I think it's important to emphasize that Yahoo! Live is an experiment. Like we said in our post on Yahoo! Next: http://next.yahoo.net/archives/87/y-live-%e2%80%93-the-world-is-watching)
"Keep in mind that Y! Live is an experimental release. The Advanced Products team is a small incubation team at Yahoo! – our mission is to build stuff and launch it quickly, and respond to market feedback. Y! Live is a limited capacity release, so bear with us as and we may reach our limits in periods of high traffic. Our top priority now is to hear your feedback – send your comments to ylive@yahoogroups.com , follow our twitter feed, and check out the blog to stay with the conversation."
A large pizza feeds the entire team who put Live together. :)
Too little too late. It takes Yahoo 5 years to enter the game and they enter obsolete. It's unclear how they have hung on this well. It seems likely that search will be next to go. Google of course, and then new players like ManagedQ will chip them apart.
Chad, you rock dude, sorry to bad mouth your project. I'm cheering for you guys, this just didn't go so well at launch. Like at all. But seriously, good luck with it.

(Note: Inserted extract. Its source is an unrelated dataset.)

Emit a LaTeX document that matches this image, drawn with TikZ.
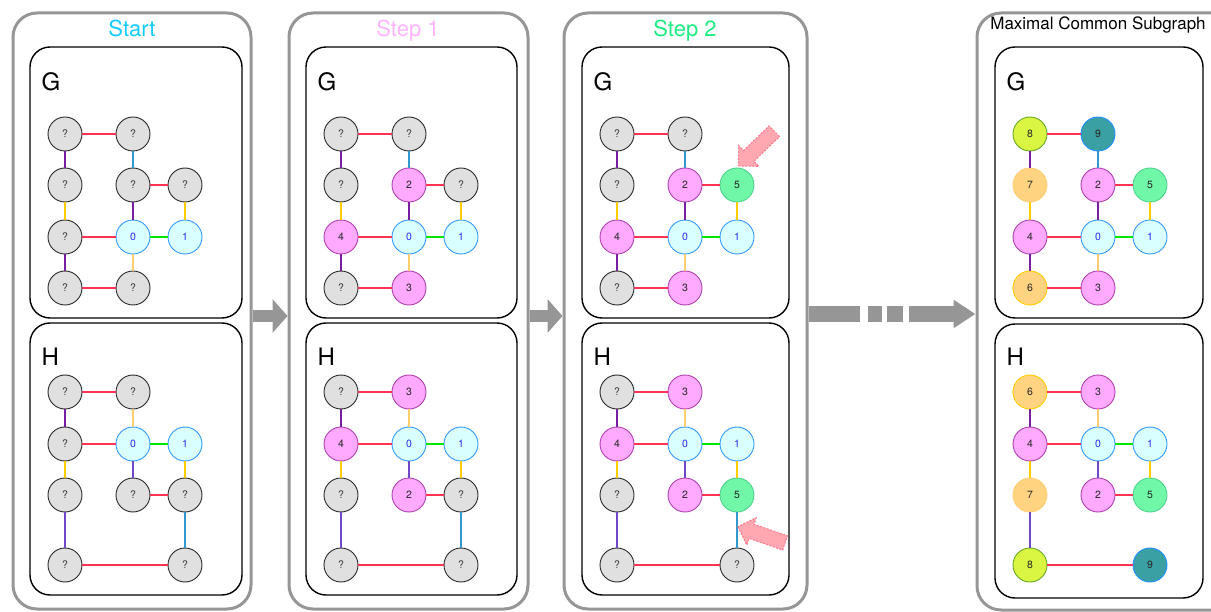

Interesting, their site is down due to heavy load.
Here's a list of all companies who stream video in the space.
http://www.web-strategist.com/blog/2007/05/16/a-list-of-companies-and-services-that-provide-live-web-video-streaming/
I always thought that this would have happened during the Holidays of 2007. My predictions were off by 2 months for a big internet player to come in.
The service is still very much in its infancy and has been down at times. Since the website is already telling that there are 2134+ people watching 89+ live channels, its understood that there is quite a bit of load on it very quickly.